Análisis
Cainismo español
Ahora es tiempo de asumir el dolor colectivo, de concordia y consenso, no de caceroladas ni de aritmética parlamentaria. ¿Es que no han aprendido nada?
Olga Merino
Periodista y escritora
Escritora y periodista. Master of Arts (Latin American Studies) por la University College of London (Beca La Caixa/British Council). Fue corresponsal de EL PERIÓDICO en Moscú en los años 90. Profesora en la Escola d'Escriptura de l'Ateneu Barcelonès. Su última novela: 'La forastera' (Alfaguara, 2020).
Olga Merino
Los filósofos, esa especie que se dedica a pensar para hacernos pensar, son más necesarios que nunca en estos tiempos de miedo y nieblas apocalípticas. Rafael Argullol, por ejemplo. En los últimos días he leído varias entrevistas con él —saca libro en octubre, ‘Las pasiones de Argullol’— en las que, entre otras lecturas oportunas sobre lo que está pasando, trae a coalición la cantidad de personas odiadoras que hay en España, pese a la trabajera de sostener esa pasión el tiempo. En la conversación con Anna Maria Iglesia para ‘Letra Global’, el autor habla de “mala sangre” y de un “cainismo” arraigado, más que en ningún otro país del mundo, empleando así un mito bíblico que, en su significado profundo, una ya creía olvidado en el último rincón del desván. Loco de celos porque Yahvé prefiere las ofrendas de su hermano Abel, Caín lo mata asestándole un golpe en la cabeza con una quijada de asno. El estigma de la manía fratricida. ¿Persiste aquí y a estas alturas? Pues, sí. Parece que el coronavirus puede con todo menos con la mala leche. Ahí siguen la tentación del abismo, la actitud de desprecio hacia los consensos, el regocijo en los errores, la mentalidad de base testicular.

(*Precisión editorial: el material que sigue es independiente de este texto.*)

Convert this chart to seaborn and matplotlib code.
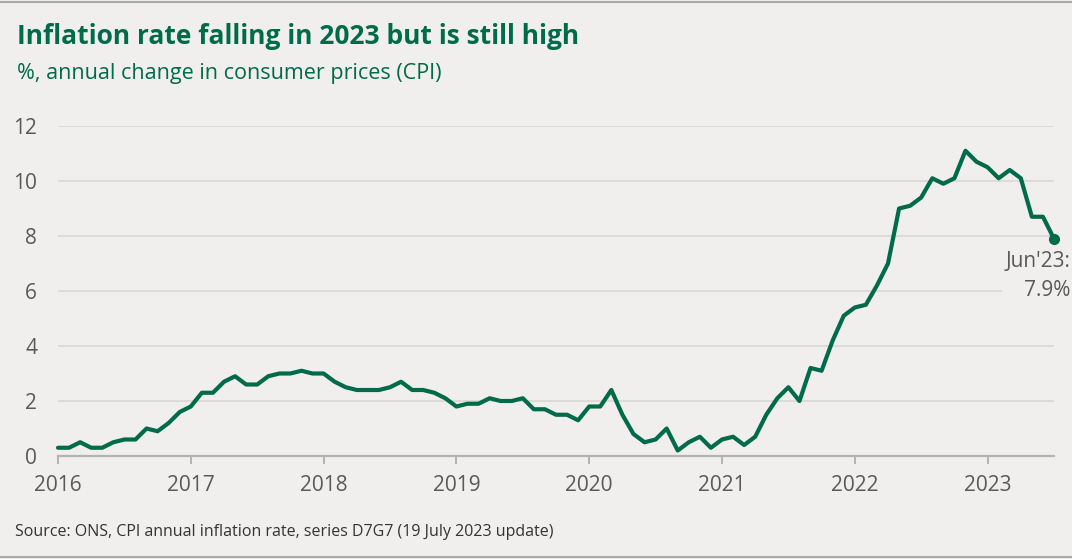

La fatalidad, la idea de España como destino trágico, viene de antiguo, al menos desde que Goya plasmó en las paredes de la Quinta del Sordo sus ‘pinturas negras’, en concreto el ‘Duelo a garrotazos’, dos hombres sepultados en la tierra hasta las rodillas, a estacazo limpio, la respuesta que dio el artista ante su momento político, el fin abrupto del trienio liberal y el ajusticiamiento de Riego por parte del nefasto Fernando VII (el de “vivan las cadenas” y tal). Retomaron luego el tema del cainismo Larra (“aquí yace media España: murió de la otra media”) y en cierta manera Galdós en sus ‘Episodios nacionales’. También el novetayochismo, sobre todo Unamuno y Antonio Machado, en ‘Campos de Castilla’, en los versos “son tierras para el águila, un trozo de planeta / por donde cruza errante la sombra de Caín”.
Qué cansancio. Sea el cainismo un tópico metahistórico o bien un bucle del ADN, donde en verdad pervive la mala baba atávica es en la clase política (en un sector más que en el otro). La clase de tropa estamos en otra dimensión, en saber cómo pagaremos las facturas, en encajar los ertes, en mantener algún tipo de ilusión, en asumir el disloque emocional que ha supuesto la pandemia. Aún no me he recuperado de lo que vivió un amigo que trabaja como cuidador en una residencia de ancianos en pleno Eixample barcelonés, solo con sus compañeros, sin protección, con cadáveres en las habitaciones que tardaron más de dos días en recoger. ¿Errores en la gestión del Gobierno? Por supuesto. ¿Narcisismo? También. Pero ahora es tiempo de asumir el dolor colectivo, de concordia y consenso, no de caceroladas ni de aritmética parlamentaria. ¿Es que no han aprendido nada? ¿No leen? La grandeza del mito bíblico radica en que Yahvé, si bien condena a Caín a vagar por la tierra y a no arrancarle fruto, impide a su vez que le toquen un pelo.